### RECORDS TO PROCESS
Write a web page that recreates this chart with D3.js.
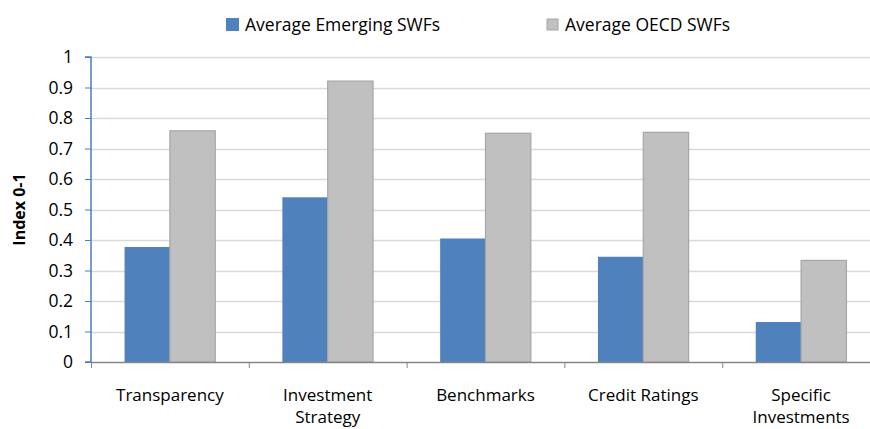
<!DOCTYPE html>
<html>
<head>
<meta charset="utf-8">
<script src="https://cdn.jsdelivr.net/npm/d3@7"></script>
<style>
  body { margin: 0; background: #fff; }
  text { font-family: "Open Sans", "Liberation Sans", sans-serif; fill: #000; }
</style>
</head>
<body>
<div id="chart"></div>
<script>
// Chart data
var categories = ["Transparency", "Investment Strategy", "Benchmarks", "Credit Ratings", "Specific Investments"];
var categoryLines = [["Transparency"], ["Investment", "Strategy"], ["Benchmarks"], ["Credit Ratings"], ["Specific", "Investments"]];
var seriesNames = ["Average Emerging SWFs", "Average OECD SWFs"];
var emerging = [0.377, 0.54, 0.405, 0.345, 0.131];
var oecd = [0.758, 0.921, 0.75, 0.753, 0.333];
var yTicks = [0, 0.1, 0.2, 0.3, 0.4, 0.5, 0.6, 0.7, 0.8, 0.9, 1];

var width = 870, height = 429;
var margin = { left: 91, right: -10, top: 57, bottom: 67 };

var svg = d3.select("#chart").append("svg")
    .attr("width", width)
    .attr("height", height);

// Scales
var x = d3.scaleBand()
    .domain(categories)
    .range([margin.left, width - margin.right])
    .paddingInner(0)
    .paddingOuter(0);

var x1 = d3.scaleBand()
    .domain(seriesNames)
    .range([0, x.bandwidth()])
    .paddingInner(0)
    .paddingOuter(0.74);

var y = d3.scaleLinear()
    .domain([0, 1])
    .range([height - margin.bottom, margin.top]);

var colors = ["#4f81bd", "#c0c0c0"];

// Gridlines
svg.append("g")
    .selectAll("line")
    .data(yTicks.slice(1))
    .enter()
    .append("line")
    .attr("x1", margin.left)
    .attr("x2", width)
    .attr("y1", d => Math.round(y(d)) + 0.5)
    .attr("y2", d => Math.round(y(d)) + 0.5)
    .style("stroke", "#d9d9d9")
    .style("stroke-width", 1.5);

// Bars
var series = [emerging, oecd];
series.forEach(function (vals, s) {
    svg.append("g")
        .selectAll("rect")
        .data(vals)
        .enter()
        .append("rect")
        .attr("x", (d, i) => x(categories[i]) + x1(seriesNames[s]))
        .attr("y", d => y(d))
        .attr("width", x1.bandwidth())
        .attr("height", d => y(0) - y(d))
        .style("fill", colors[s])
        .style("stroke", s === 1 ? "#a6a6a6" : "none")
        .style("stroke-width", 1.2);
});

// X axis
var xAxisG = svg.append("g");
xAxisG.append("line")
    .attr("x1", margin.left)
    .attr("x2", width)
    .attr("y1", y(0) + 0.5)
    .attr("y2", y(0) + 0.5)
    .style("stroke", "#868686")
    .style("stroke-width", 1.5);

xAxisG.selectAll(".xtick")
    .data(categories)
    .enter()
    .append("line")
    .attr("x1", d => x(d) + 0.5)
    .attr("x2", d => x(d) + 0.5)
    .attr("y1", y(0))
    .attr("y2", y(0) + 6)
    .style("stroke", "#868686");

// category labels, wrapped onto two lines where needed
categoryLines.forEach(function (lines, i) {
    var t = xAxisG.append("text")
        .attr("text-anchor", "middle")
        .style("font-size", "17px");
    lines.forEach(function (line, j) {
        t.append("tspan")
            .attr("x", x(categories[i]) + x.bandwidth() / 2)
            .attr("y", 401 + j * 22)
            .text(line);
    });
});

// Y axis
var yAxis = d3.axisLeft(y)
    .tickValues(yTicks)
    .tickSize(6)
    .tickFormat(d3.format("~g"));

var yAxisG = svg.append("g")
    .attr("transform", "translate(" + margin.left + ",0)")
    .call(yAxis);

yAxisG.select(".domain")
    .attr("d", "M-6," + y(1) + "H0V" + y(0) + "H-6")
    .style("stroke", "#4a7ebb")
    .style("stroke-width", 1.5);
yAxisG.selectAll(".tick line").style("stroke", "#4a7ebb");
yAxisG.selectAll(".tick text")
    .attr("x", -18)
    .style("font-size", "17.5px")
    .style("font-family", "'Open Sans', sans-serif")
    .style("fill", "#000");

// Y axis title
svg.append("text")
    .attr("transform", "translate(25," + ((y(0) + y(1)) / 2) + ") rotate(-90)")
    .attr("text-anchor", "middle")
    .style("font-size", "16px")
    .style("font-weight", "bold")
    .text("Index 0-1");

// Legend
var legendX = [226, 547];
seriesNames.forEach(function (name, i) {
    var g = svg.append("g").attr("transform", "translate(" + legendX[i] + ",18)");
    g.append("rect")
        .attr("width", i === 0 ? 13 : 11)
        .attr("height", i === 0 ? 13 : 11)
        .attr("y", i === 0 ? 0 : 1)
        .style("fill", colors[i])
        .style("stroke", i === 1 ? "#a6a6a6" : "none");
    g.append("text")
        .attr("x", i === 0 ? 19 : 18)
        .attr("y", 13)
        .style("font-size", "17.5px")
        .text(name);
});
</script>
</body>
</html>
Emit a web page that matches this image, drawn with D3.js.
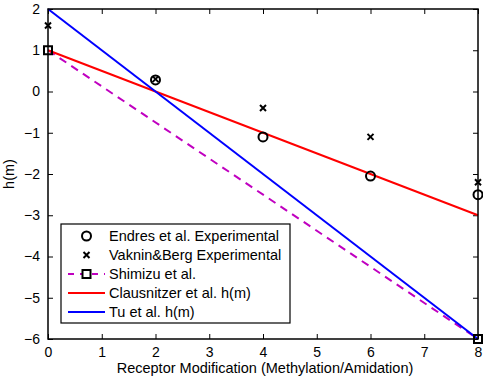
<!DOCTYPE html>
<html><head><meta charset="utf-8">
<script src="https://cdn.jsdelivr.net/npm/d3@7"></script>
<style>body{margin:0;background:#fff}svg{display:block}text{font-family:"Liberation Sans",Arial,sans-serif}</style>
</head><body><svg id="c" width="483" height="380"></svg>
<script>
const endresX = [2, 4, 6, 8];
const endresY = [0.28, -1.1, -2.05, -2.5];
const vakninX = [0, 2, 4, 6, 8];
const vakninY = [1.6, 0.3, -0.4, -1.1, -2.2];
const shimizuX = [0, 8];
const shimizuY = [1, -6];
const clausX = [0, 8];
const clausY = [1, -3];
const tuX = [0, 8];
const tuY = [2, -6];
const xTicks = [0,1,2,3,4,5,6,7,8];
const yTicks = [-6,-5,-4,-3,-2,-1,0,1,2];
const legendLabels = ["Endres et al. Experimental","Vaknin&Berg Experimental","Shimizu et al.","Clausnitzer et al. h(m)","Tu et al. h(m)"];

const svg = d3.select("#c");
const L=48, R=478, T=9, B=339;
const x = d3.scaleLinear().domain([0,8]).range([L,R]);
const y = d3.scaleLinear().domain([-6,2]).range([B,T]);

const gx = svg.append("g").attr("transform",`translate(0,${B})`)
  .call(d3.axisBottom(x).tickValues(xTicks).tickSizeInner(-5).tickSizeOuter(0).tickPadding(8));
const gxt = svg.append("g").attr("transform",`translate(0,${T})`)
  .call(d3.axisTop(x).tickValues(xTicks).tickSizeInner(-5).tickSizeOuter(0).tickFormat(""));
const gy = svg.append("g").attr("transform",`translate(${L},0)`)
  .call(d3.axisLeft(y).tickValues(yTicks).tickSizeInner(-5).tickSizeOuter(0).tickPadding(8).tickFormat(d=>d<0?"\u2212"+Math.abs(d):d));
const gyr = svg.append("g").attr("transform",`translate(${R},0)`)
  .call(d3.axisRight(y).tickValues(yTicks).tickSizeInner(-5).tickSizeOuter(0).tickFormat(""));
[gx,gxt,gy,gyr].forEach(g=>{
  g.select(".domain").remove();
  g.selectAll("line").attr("stroke","#000").attr("stroke-width",1);
  g.selectAll("text").attr("font-size",14).attr("fill","#000").attr("font-family","Liberation Sans, Arial, sans-serif");
});
gx.selectAll("text").attr("dy","0.7em");

const line = d3.line().x(d=>x(d[0])).y(d=>y(d[1]));
const plot = svg.append("g");
plot.append("path").datum(d3.zip(shimizuX,shimizuY)).attr("d",line).attr("fill","none")
  .attr("stroke","#c000c0").attr("stroke-width",2).attr("stroke-dasharray","8,6");
plot.append("path").datum(d3.zip(clausX,clausY)).attr("d",line).attr("fill","none")
  .attr("stroke","#ff0000").attr("stroke-width",2);
plot.append("path").datum(d3.zip(tuX,tuY)).attr("d",line).attr("fill","none")
  .attr("stroke","#0000ff").attr("stroke-width",2);

function square(g,cx,cy){ g.append("rect").attr("x",cx-4).attr("y",cy-4).attr("width",8).attr("height",8)
  .attr("fill","none").attr("stroke","#000").attr("stroke-width",2); }
function circ(g,cx,cy){ g.append("circle").attr("cx",cx).attr("cy",cy).attr("r",4.5)
  .attr("fill","none").attr("stroke","#000").attr("stroke-width",2); }
function cross(g,cx,cy){ const s=3;
  g.append("path").attr("d",`M${cx-s},${cy-s}L${cx+s},${cy+s}M${cx-s},${cy+s}L${cx+s},${cy-s}`)
  .attr("stroke","#000").attr("stroke-width",2); }

shimizuX.forEach((v,i)=>square(plot,x(v),y(shimizuY[i])));
endresX.forEach((v,i)=>circ(plot,x(v),y(endresY[i])));
vakninX.forEach((v,i)=>cross(plot,x(v),y(vakninY[i])));

svg.append("rect").attr("x",L).attr("y",T).attr("width",R-L).attr("height",B-T)
  .attr("fill","none").attr("stroke","#000").attr("stroke-width",1.5);

const lg = svg.append("g");
lg.append("rect").attr("x",61).attr("y",224).attr("width",229).attr("height",99)
  .attr("fill","#fff").attr("stroke","#000").attr("stroke-width",1.2);
const ly = [236,255,274,293,312];
const lx0=68, lx1=105, lmid=86.5;
circ(lg,lmid,ly[0]);
cross(lg,lmid,ly[1]);
lg.append("line").attr("x1",lx0).attr("x2",lx1).attr("y1",ly[2]).attr("y2",ly[2])
  .attr("stroke","#c000c0").attr("stroke-width",2).attr("stroke-dasharray","6,6");
lg.append("rect").attr("x",lmid-4).attr("y",ly[2]-4).attr("width",8).attr("height",8).attr("fill","#fff").attr("stroke","none");
square(lg,lmid,ly[2]);
lg.append("line").attr("x1",lx0).attr("x2",lx1).attr("y1",ly[3]).attr("y2",ly[3]).attr("stroke","#ff0000").attr("stroke-width",2);
lg.append("line").attr("x1",lx0).attr("x2",lx1).attr("y1",ly[4]).attr("y2",ly[4]).attr("stroke","#0000ff").attr("stroke-width",2);
legendLabels.forEach((t,i)=>lg.append("text").attr("x",109).attr("y",ly[i]).attr("dy","0.36em")
  .attr("font-size",14.5).attr("fill","#000").text(t));

svg.append("text").attr("x",(L+R)/2 + 2).attr("y",373).attr("text-anchor","middle").attr("font-size",14.5).attr("fill","#000")
  .text("Receptor Modification (Methylation/Amidation)");
svg.append("text").attr("transform",`translate(14,${(T+B)/2}) rotate(-90)`).attr("text-anchor","middle")
  .attr("font-size",14.5).attr("fill","#000").text("h(m)");
</script></body></html>
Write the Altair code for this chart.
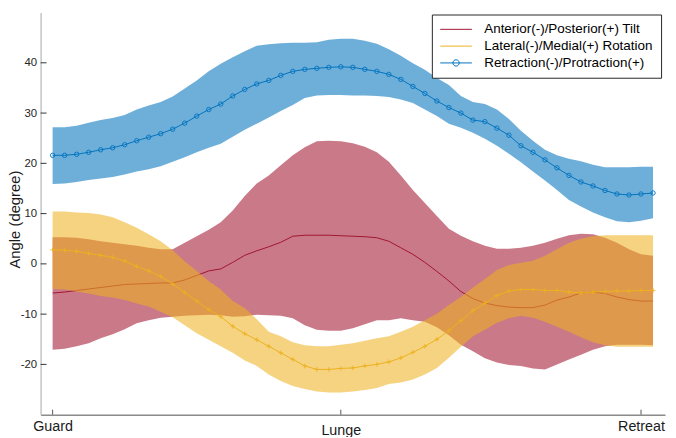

### WORK INSTRUCTIONS
Say how many lines of the data include the word "with". Nothing other than the number should be given.

### FULL SOLUTION
2